Looking forward to the way more conventional wine imports may evolve, Beale believes the UK and Australia/New Zealand governments could do a free trade deal relatively quickly. “There’s common history, language, trading culture — at least until 40 years ago. The volume of trade would increase and there will be an acceleration of the trends that see New World wine becoming more prevalent on the UK market and Old World wine less ubiquitous, which has obviously been happening for a while anyway.”

But on a more cautious note, he asks: “What arrangement and rules of trade will we have with the EU? If they’re pretty close to now, I think that that move towards New World wine will probably still accelerate, but less quickly. Then there’s an EU/USA wine agreement, which we need to know if we keep hold of once we’ve left the EU. If you don’t keep hold of it, you have to reinvent the wheel or arguably, have a new wheel that goes further.” 

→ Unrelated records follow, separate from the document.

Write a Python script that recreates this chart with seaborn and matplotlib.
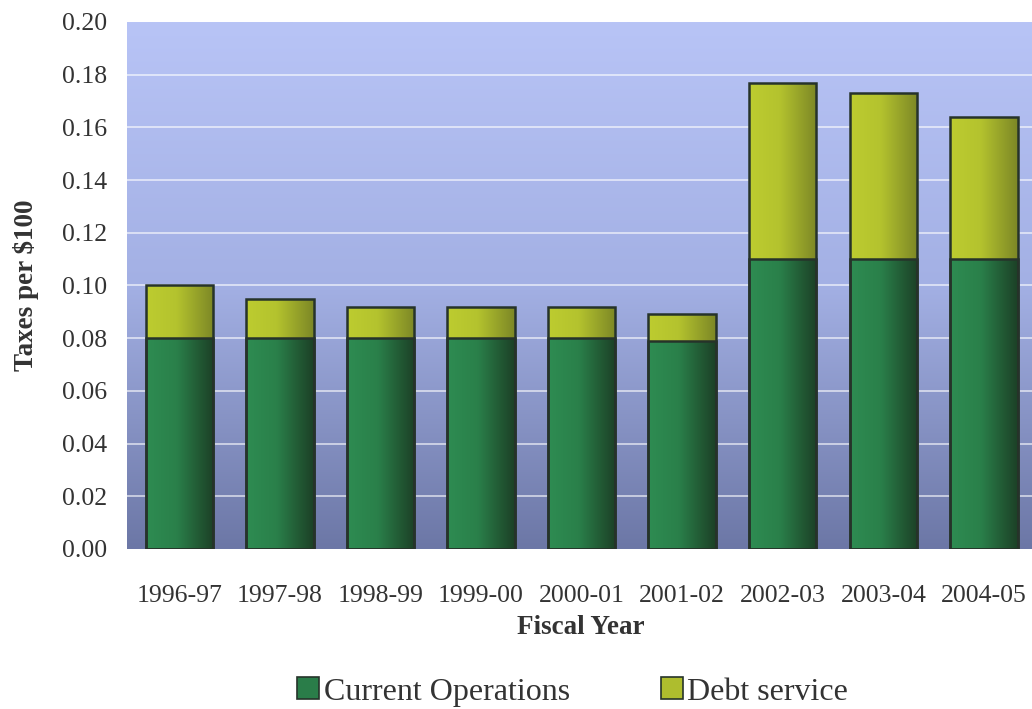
import numpy as np
import pandas as pd
import matplotlib
matplotlib.use("Agg")
import matplotlib.pyplot as plt
from matplotlib.colors import LinearSegmentedColormap
from matplotlib.patches import Patch
import seaborn as sns

years = ["1996-97", "1997-98", "1998-99", "1999-00", "2000-01",
         "2001-02", "2002-03", "2003-04", "2004-05"]
current_operations = [0.080, 0.080, 0.080, 0.080, 0.080, 0.079, 0.110, 0.110, 0.110]
debt_service = [0.020, 0.015, 0.012, 0.012, 0.012, 0.010, 0.067, 0.063, 0.054]
yticks = [0.00, 0.02, 0.04, 0.06, 0.08, 0.10, 0.12, 0.14, 0.16, 0.18, 0.20]

df = pd.DataFrame({
    "year": years,
    "current": current_operations,
    "total": np.add(current_operations, debt_service),
})

sns.set_theme(style="white")
plt.rcParams["font.family"] = ["Liberation Serif", "DejaVu Serif"]
text_color = "#333333"

fig = plt.figure(figsize=(10.32, 7.09), dpi=100)
ax = fig.add_axes([0.1231, 0.2257, 0.879, 0.7433])

green_light, green_dark = "#2e8c52", "#1c4026"
olive_light, olive_dark = "#bdcc30", "#7c8726"
edge = "#26332a"

# stacked bars: totals first, current operations drawn over the lower part
sns.barplot(data=df, x="year", y="total", color=olive_light, width=0.67,
            edgecolor=edge, linewidth=1.8, saturation=1, ax=ax, zorder=3)
n_debt = len(ax.patches)
sns.barplot(data=df, x="year", y="current", color=green_light, width=0.67,
            edgecolor=edge, linewidth=1.8, saturation=1, ax=ax, zorder=3)

# horizontal shading inside each bar
grad = np.linspace(0, 1, 256).reshape(1, -1)
cm_olive = LinearSegmentedColormap.from_list(
    "olive", [(0, olive_light), (0.45, "#b4c32e"), (1, olive_dark)])
cm_green = LinearSegmentedColormap.from_list(
    "green", [(0, green_light), (0.45, "#2a804a"), (1, green_dark)])
for i, p in enumerate(list(ax.patches)):
    x0, y0 = p.get_x(), p.get_y()
    w, h = p.get_width(), p.get_height()
    cmap = cm_olive if i < n_debt else cm_green
    z = 2.0 if i < n_debt else 2.5
    im = ax.imshow(grad, extent=[x0, x0 + w, y0, y0 + h], cmap=cmap,
                   aspect="auto", interpolation="bilinear", zorder=z)
    im.set_clip_path(p)
    p.set_facecolor("none")
    p.set_zorder(3)

# vertical background gradient of the plot area
bg = LinearSegmentedColormap.from_list("bg", ["#b8c4f6", "#a3b0e4", "#6c77a6"])
ax.imshow(np.linspace(0, 1, 256).reshape(-1, 1), extent=[0, 1, 0, 1],
          transform=ax.transAxes, cmap=bg, aspect="auto",
          interpolation="bilinear", zorder=0)

ax.set_xlim(-0.52, 8.5)
ax.set_ylim(0, 0.20)
ax.set_yticks(yticks)
ax.set_yticklabels([f"{v:.2f}" for v in yticks])
for y in yticks[1:-1]:
    ax.axhline(y, color="white", lw=1.1, alpha=0.75, zorder=1)

for s in ax.spines.values():
    s.set_visible(False)
ax.tick_params(axis="both", length=0, labelsize=18.5, colors=text_color)
ax.tick_params(axis="x", pad=26)
ax.tick_params(axis="y", pad=14)

ax.set_xlabel("Fiscal Year", fontsize=19.5, fontweight="bold",
              color=text_color, labelpad=6)
ax.set_ylabel("Taxes per $100", fontsize=19.5, fontweight="bold",
              color=text_color, labelpad=17)

handles = [Patch(facecolor="#2a7d49", edgecolor=edge, lw=1.2),
           Patch(facecolor="#aebd2e", edgecolor=edge, lw=1.2)]
fig.legend(handles, ["Current Operations", "Debt service"],
           loc="center", bbox_to_anchor=(0.555, 0.024), ncol=2, frameon=False,
           fontsize=23, handlelength=0.68, handleheight=0.68,
           handletextpad=0.15, columnspacing=2.85, labelcolor=text_color)

fig.savefig("out.png", dpi=100, facecolor="white")
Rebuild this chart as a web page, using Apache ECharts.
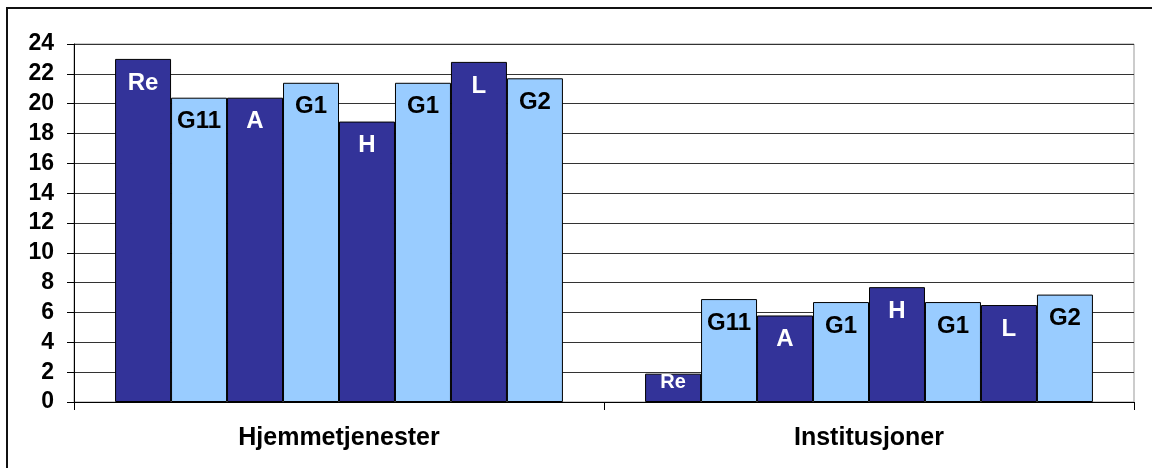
<!DOCTYPE html>
<html>
<head>
<meta charset="utf-8">
<script src="https://cdn.jsdelivr.net/npm/echarts@6/dist/echarts.min.js"></script>
<style>
  html, body { margin: 0; padding: 0; background: #fff; }
  #chart { width: 1152px; height: 468px; }
</style>
</head>
<body>
<div id="chart"></div>
<script>
// Categories on the x axis
const categories = ['Hjemmetjenester', 'Institusjoner'];

// One series per group; label text drawn at the top of each bar
const seriesNames = ['Re', 'G11', 'A', 'G1', 'H', 'G1', 'L', 'G2'];

// Values per series: [Hjemmetjenester, Institusjoner]
const valRe  = [23.0, 1.9];
const valG11 = [20.4, 6.9];
const valA   = [20.4, 5.8];
const valG1a = [21.4, 6.7];
const valH   = [18.8, 7.7];
const valG1b = [21.4, 6.7];
const valL   = [22.8, 6.5];
const valG2  = [21.7, 7.2];

const seriesValues = [valRe, valG11, valA, valG1a, valH, valG1b, valL, valG2];

// Y axis range
const yMin = 0, yMax = 24, yStep = 2;

const DARK = '#333399';
const LIGHT = '#99CCFF';
const FONT = "'Liberation Sans', Arial, Helvetica, sans-serif";

const series = seriesNames.map((name, i) => {
  const dark = i % 2 === 0;
  return {
    name: name,
    type: 'bar',
    barGap: '0%',
    barCategoryGap: '15.5%',
    itemStyle: { color: dark ? DARK : LIGHT, borderColor: '#000', borderWidth: 1 },
    label: {
      show: true,
      position: 'insideTop',
      distance: 12,
      formatter: name,
      color: dark ? '#fff' : '#000',
      fontFamily: FONT,
      fontWeight: 'bold',
      fontSize: 24
    },
    // short bars get a smaller label sitting right at the bar top
    data: seriesValues[i].map(v => v < 3
      ? { value: v, label: { fontSize: 20, distance: -1 } }
      : v)
  };
});

const chart = echarts.init(document.getElementById('chart'), null, { renderer: 'canvas' });
chart.setOption({
  animation: false,
  backgroundColor: '#fff',
  graphic: [{
    type: 'rect',
    shape: { x: 7, y: 8, width: 1200, height: 520 },
    style: { fill: 'none', stroke: '#111', lineWidth: 2 },
    silent: true,
    z: 100
  }],
  grid: {
    left: 74, right: 18, top: 44, bottom: 66,
    show: true, borderColor: '#999', borderWidth: 1, backgroundColor: 'transparent'
  },
  xAxis: {
    type: 'category',
    data: categories,
    axisLine: { lineStyle: { color: '#000', width: 1 } },
    axisTick: { show: true, length: 8, lineStyle: { color: '#000' } },
    axisLabel: {
      margin: 24,
      color: '#000',
      fontFamily: FONT,
      fontWeight: 'bold',
      fontSize: 25
    }
  },
  yAxis: {
    type: 'value',
    min: yMin, max: yMax, interval: yStep,
    axisLine: { show: true, lineStyle: { color: '#000', width: 1 } },
    axisTick: { show: true, length: 7, lineStyle: { color: '#000' } },
    splitLine: { show: true, lineStyle: { color: '#333', width: 1 } },
    axisLabel: {
      margin: 20,
      color: '#000',
      fontFamily: FONT,
      fontWeight: 'bold',
      fontSize: 23
    }
  },
  series: series
});
</script>
</body>
</html>
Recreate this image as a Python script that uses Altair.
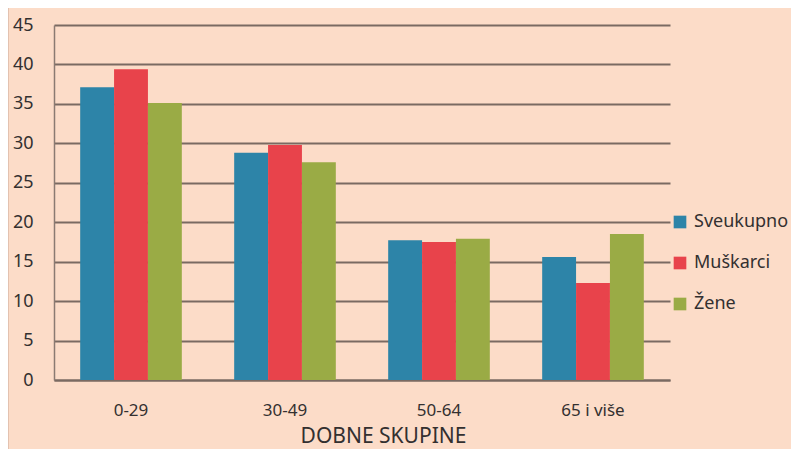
import altair as alt
import pandas as pd

groups = ["0-29", "30-49", "50-64", "65 i više"]
series = ["Sveukupno", "Muškarci", "Žene"]
sveukupno = [37.1, 28.8, 17.7, 15.6]
muskarci = [39.4, 29.8, 17.5, 12.3]
zene = [35.1, 27.6, 17.9, 18.5]
colors = ["#2d84a8", "#e8434b", "#9aab45"]

rows = []
for s, vals in zip(series, [sveukupno, muskarci, zene]):
    for g, v in zip(groups, vals):
        rows.append({"grupa": g, "serija": s, "vrijednost": v})
df = pd.DataFrame(rows)

FONT = "Noto Sans"
TXT = "#333030"

bars = alt.Chart(df).mark_bar().encode(
    x=alt.X("grupa:N", sort=groups,
            scale=alt.Scale(paddingInner=0.34, paddingOuter=0.17),
            axis=alt.Axis(title="DOBNE SKUPINE", labelAngle=0, ticks=False,
                          domainColor="#7a6a62", domainWidth=2,
                          labelFont=FONT, labelFontSize=17, labelColor=TXT,
                          labelPadding=22,
                          titleFont=FONT, titleFontSize=21, titleFontWeight="normal",
                          titleColor=TXT, titlePadding=7, titleX=329)),
    xOffset=alt.XOffset("serija:N", sort=series),
    y=alt.Y("vrijednost:Q", scale=alt.Scale(domain=[0, 45]),
            axis=alt.Axis(title=None, values=list(range(0, 50, 5)), ticks=False,
                          grid=True, gridColor="#7a6a62", gridWidth=2,
                          domainColor="#8a7a72", domainWidth=1.5,
                          labelFont=FONT, labelFontSize=18, labelColor=TXT,
                          labelPadding=21)),
    color=alt.Color("serija:N", sort=series,
                    scale=alt.Scale(domain=series, range=colors),
                    legend=alt.Legend(title=None, orient="none", legendX=617, legendY=188,
                                      symbolType="square", symbolSize=160,
                                      symbolStrokeWidth=0, rowPadding=23,
                                      labelFont=FONT, labelFontSize=18, labelColor=TXT,
                                      labelOffset=5)),
)

border = alt.Chart(pd.DataFrame({"a": [0]})).mark_rule(color="#c9a898", strokeWidth=1).encode(
    x=alt.value(-46), y=alt.value(-25), y2=alt.value(432)
)

chart = alt.layer(bars, border).properties(
    width=616, height=355,
    background="#fcdcc8",
    padding={"left": 46, "top": 17, "right": 121, "bottom": 69},
    autosize=alt.AutoSizeParams(type="none"),
).configure_view(stroke=None)

chart.save("out.html", embed_options={"renderer": "svg", "actions": False})
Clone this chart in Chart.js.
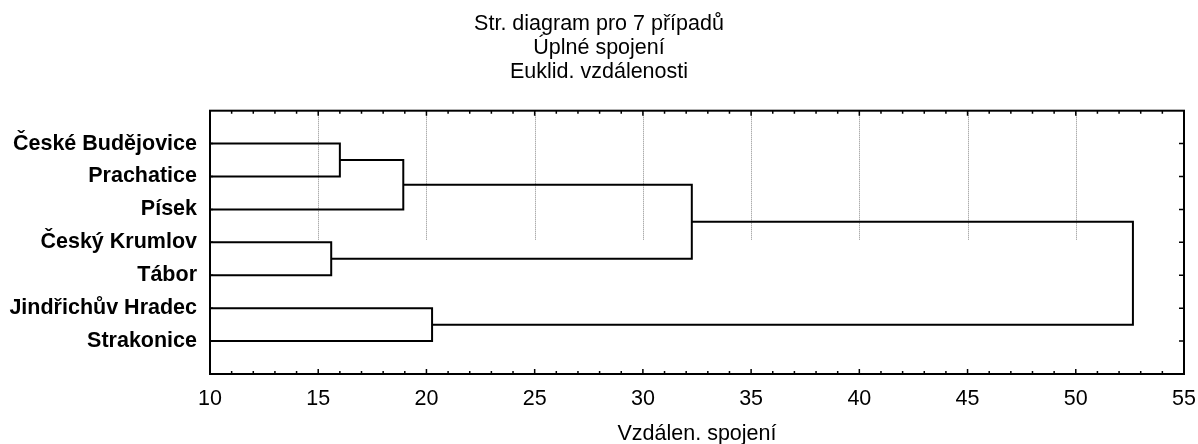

He says that these deals will all take a long time. “I don’t think you could do those sorts of free-trade deals anywhere near as quickly as you could with Australia and New Zealand, because wines and spirits are going to be probably less interesting in a UK/USA deal, for example, than many other industries.”

Miles Beale is under no illusions about the potential broader effects of Brexit.

“It’s no longer the case that the UK is absolutely uncontested as the centre of the wine world, but it definitely still remains one of the key ones — because of its trading history and having forever been next to the biggest wine-producing part of the world. Those two things may well continue forever but there’s already been a change, certainly in terms of weight and balance internationally. I think that will continue and Brexit’s likely to exacerbate it.”

Summing up the size of the task facing his association and its members, Beale is disarmingly blunt: “You can have managed decline, you can have passive decline, and then you can have active efforts to make sure there isn’t decline.”